Das hat wiederum einen großen Effekt auf die Organisationskultur von Unternehmen: die Unternehmensführung, die Mitarbeitereinbindung und auch die Befähigung von Mitarbeitenden.
„Unsere Teams werden inhaltlich und kreativ stark gefordert“
Claudia Iezzi, Capco
Wir würden Ihnen gerne drei Stichworte dazu geben, mit welchen Inhalten Ihr Haus heute Top-Absolvent:innen überzeugt:
Sinnstiftung: Capco verfolgt einen klaren Fokus auf die Finanzbranche. Es gibt aktuell wohl kaum eine Industrie, die derart von Disruption und Innovation erfasst ist, wie unsere. Wir helfen etablierten Instituten wie auch Newcomern dabei, die Finanzwelt von morgen zu entwickeln und umzusetzen. Neue Services und innovative Technologien gehören zum Alltag. Unsere Mitarbeitenden können durch eigene, individuelle Ideen und Vorschläge einen Beitrag leisten.
Challenge: Hier gibt es verschiedene Ebenen, auf denen ich argumentieren möchte: Zum einen ist die Branche extrem agil und dynamisch. Die Erprobung und Implementierung neuer Technologien findet allenthalben statt. Unsere Teams werden somit inhaltlich und kreativ stark gefordert. Zum anderen zeichnet sich Capco dadurch aus, sehr durchlässige Strukturen zu bieten. Gute Leistungen und innovative Ideen zahlen sich durch attraktive Karriereschritte aus. Dabei denken wir nicht in althergebrachten Strukturen, sondern wollen Mitarbeitende individuell fördern und fordern.
Arbeit & Leben: Als Arbeitgeber legen wir natürlich Wert darauf, auch die Präferenzen und Wünsche unserer Mitarbeitenden umzusetzen. Dies äußert sich etwa in flexiblen Arbeitsmodellen, Sabbaticals für persönliche Weiterbildung oder Freizeit – und auch in einem sehr modernen Arbeitsplatz im Herzen Frankfurts. Die Beratung steht im Ruf, besonders stressig zu sein. Natürlich ist dies nicht aus der Luft gegriffen, daher legen wir besonderen Wert auf die psychische und physische Gesundheit unserer Mitarbeitenden, bieten hierzu Kurse und maßgeschneiderte Programme an.

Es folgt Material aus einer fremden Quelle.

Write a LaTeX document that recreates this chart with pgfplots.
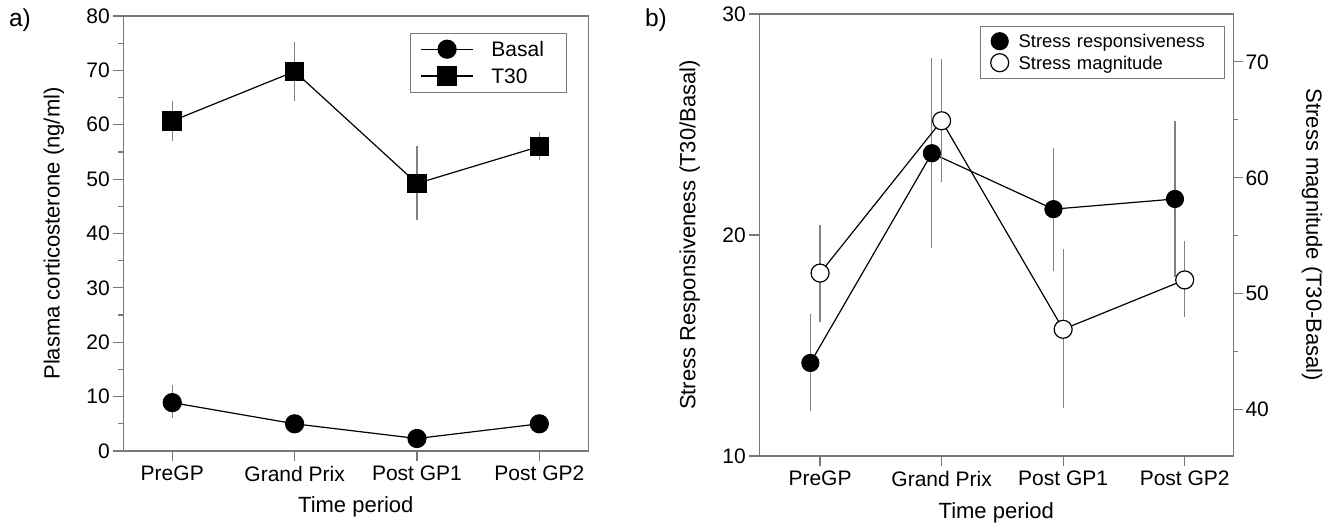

Zum Ende noch eine persönliche Frage: Wie hat sich im Laufe Ihres Berufsleben Ihre Sichtweise auf Menschen verändert, was Ihr Potential betrifft?
Es gab in meiner beruflichen Laufbahn viele Mitarbeitende, bei denen ich Wachstumspotential gesehen habe und sie bei ihrem Weg auf die nächste Karrierestufe unterstützt habe. Aus meiner Sicht braucht es dafür vor allem tiefe fachliche Kenntnisse zusätzlich zu Leadership-Fähigkeiten. Für die Zukunft sehe ich zwei Trends, die relevant sind bei der Definition von Potential. Ich glaube, zukünftig gilt das Augenmerk besonders den sogenannten T-Shape Profilen. Diese Profile vereinen das Profil eines Spezialisten in einem Bereich mit einem generalistischen Profil über andere Bereiche hinweg. Dadurch erfassen T-Shape Profile Probleme ganzheitlich und können verschiedene Perspektiven berücksichtigen.
Ferner müssen Kandidaten und Kandidatinnen gut mit Ungewissheit und ständig erforderlicher Anpassung umgehen sowie offen sein für digitale Veränderungen. Anwärterinnen und Anwärter sollten in der Lage sein, hybride Teams zu managen und Transformationsfähigkeiten besitzen, um das Business immer wieder zu hinterfragen, anzupassen und neu aufzustellen.
Claudia Iezzi ist People and Culture Director beim auf die Finanzindustrie spezialisierten Beratungsunternehmen Capco.